In another major deal in the run-up to next month's Frankfurt Book Fair, an industry insider has sold his first novel for a rumored seven figures. The book, a thriller called The Woman in the Window, was acquired by Jennifer Brehl at William Morrow. Brehl won North American rights to the book after an eight-house auction.

Jennifer Joel at ICM Partners represented the author, who happens to be the v-p and executive editor of William Morrow, Dan Mallory. To distinguish between his role as publisher, and his role as author, Joel noted, Mallory will be releasing the novel under the pseudonym A.J. Finn.
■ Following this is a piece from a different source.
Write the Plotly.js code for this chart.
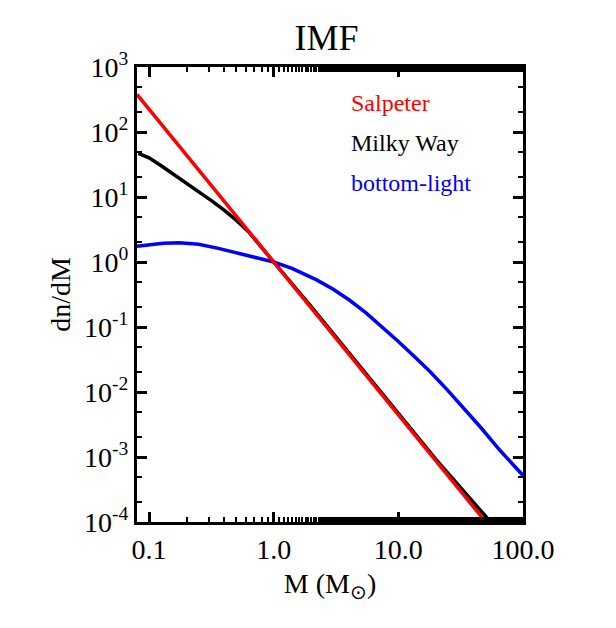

The novel, which has been flagged as one of the early hot books of the fair, is a work of psychological suspense that Joel called a "taut and twisty Hitchcockian thriller." The book's set-up, certainly, recalls one of the director's classic films, Rear Window.

Woman in the Window's heroine, like the laid-up former detective Jimmy Stewart plays in Hitchcock's film, has become something of a voyeur. A divorcee who is cut off from her family, Anna Fox is now an agoraphobic shut-in camped out inside her New York City brownstone. She passes the time by watching old movies, drinking too much, and occasionally spying on her neighbors.

When a new family moves in next door, and Anna begins snooping on them, she starts yearning more intensely for the family she lost. Then, as Joel explains in her pitch letter, Anna witnesses "what seems to be a shocking act of violence" that rocks her "precariously constructed world." The crime, Joel continued, forces a number of questions. "What has she really seen? What has she imagined? And what will be the consequences of her accusation?"

The sale of Woman in the Window comes on the heels of a handful of other notable pre-Frankfurt deals which closed last week. The book, which is quickly gaining attention in the industry as a title that could emerge as one of the big books at Frankfurt, is something Joel confirmed has generated marked excitement. Woman in the Window, she said, has drawn a "level of enthusiasm" higher than any piece of fiction she has sent out in "a long time."

At press time, the book had also sold in the U.K. to HarperCollins.